La SCPP veut ressérer au maximum les conditions d’exploitation de ses catalogues pour se réserver la possibilité d’augmenter ses tarifs dès lors qu’un service plus interactif et fidèle aux attentes du public apparaît. C’est cependant prendre le risque de tuer dans l’oeuf tout esprit d’entreprise et d’innovation de la part de petites structures qui pourraient avoir des idées sans les moyens de les financer.

En première lecture, le contrat semble également obliger les webradios à diffuser les œuvres sous DRM. Mais M. Petit nous assure qu’aucun DRM ne sera utilisé, et qu’une solution technique de compromis a été trouvée. Lors de la diffusion des titres, les webradios changeront le tag ID3 des fichiers MP3 toutes les 30 secondes, de sorte qu’un logiciel comme StationRipper s’emmêle les pinceaux et découpe les morceaux en extraits séparés de 30 secondes. Sébastien Petit assure que ça ne gênera pas l’auditeur. A voir.

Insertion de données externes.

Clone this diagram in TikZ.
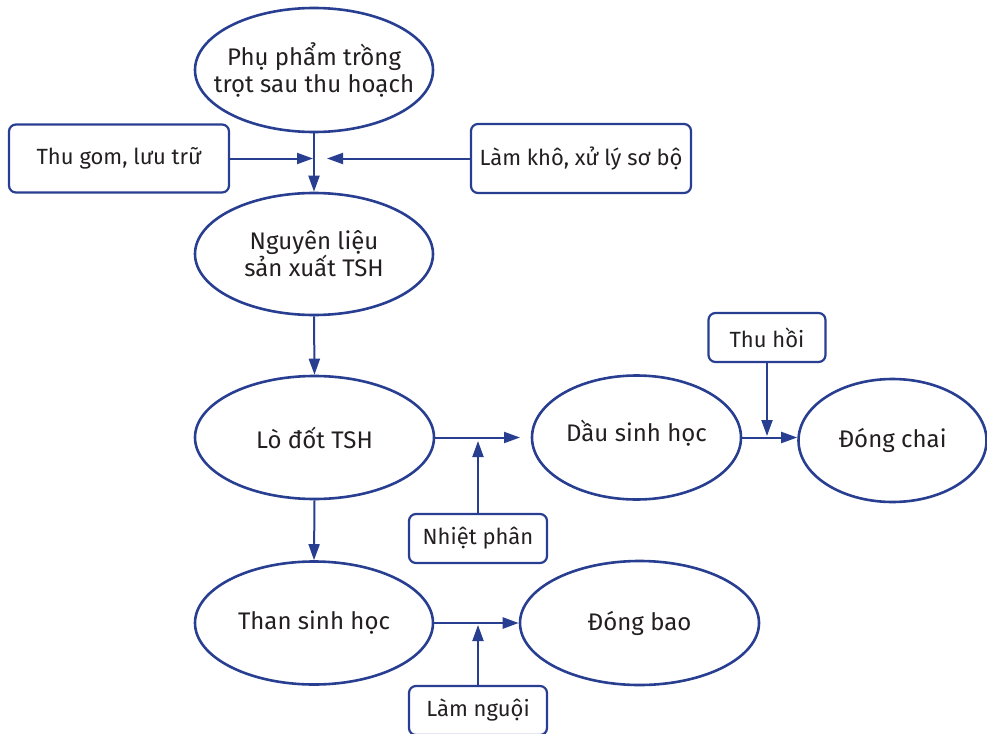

Dernières restrictions, les webradios ne peuvent ni annoncer leurs programmations à l’avance (pour « empêcher que les membres du public puissent programmer à l’avance la consultation [de la webradio] », écrit le contrat), ni effectuer librement la sélection des titres qu’ils passeront à l’antenne. Pas plus de 3 titres d’un même album ou d’une même compilation dans une même tranche de trois heures, et pas question d’enchaîner les 3 dans une même tirade. Au moins un titre doit être séparé des deux autres. De même, pas plus de 4 chansons d’un même artiste-interprête pourront être diffusées sur une période de trois heures. Oubliez les soirées Mike Brant.

D’autres accords et factures à venir

Rappelons à toute fin utile que l’accord avec la SCPP ne concerne que les diffusions des phonogrammes dont les droits sont détenus par celle-ci. Il s’agit principalement des titres issus des catalogues Universal, Sony BMG, Warner Music et EMI. Un accord similaire sera annoncé à la fin du mois avec la SPPF, qui négocie les droits des indépendants (le montant est encore confidentiel mais il sera bien sûr moins élevé), ainsi qu’un accord avec la Sacem, qui défend les droits des auteurs, des compositeurs et des éditeurs.

La bonne vieille webradio réalisée dans un garage est belle et bien morte. Il faudra désormais tenir comptabilité et trouver des annonceurs, même si la radio ne réunit que quelques dizaines ou centaines d’auditeurs par jour. Pas très web 2.0.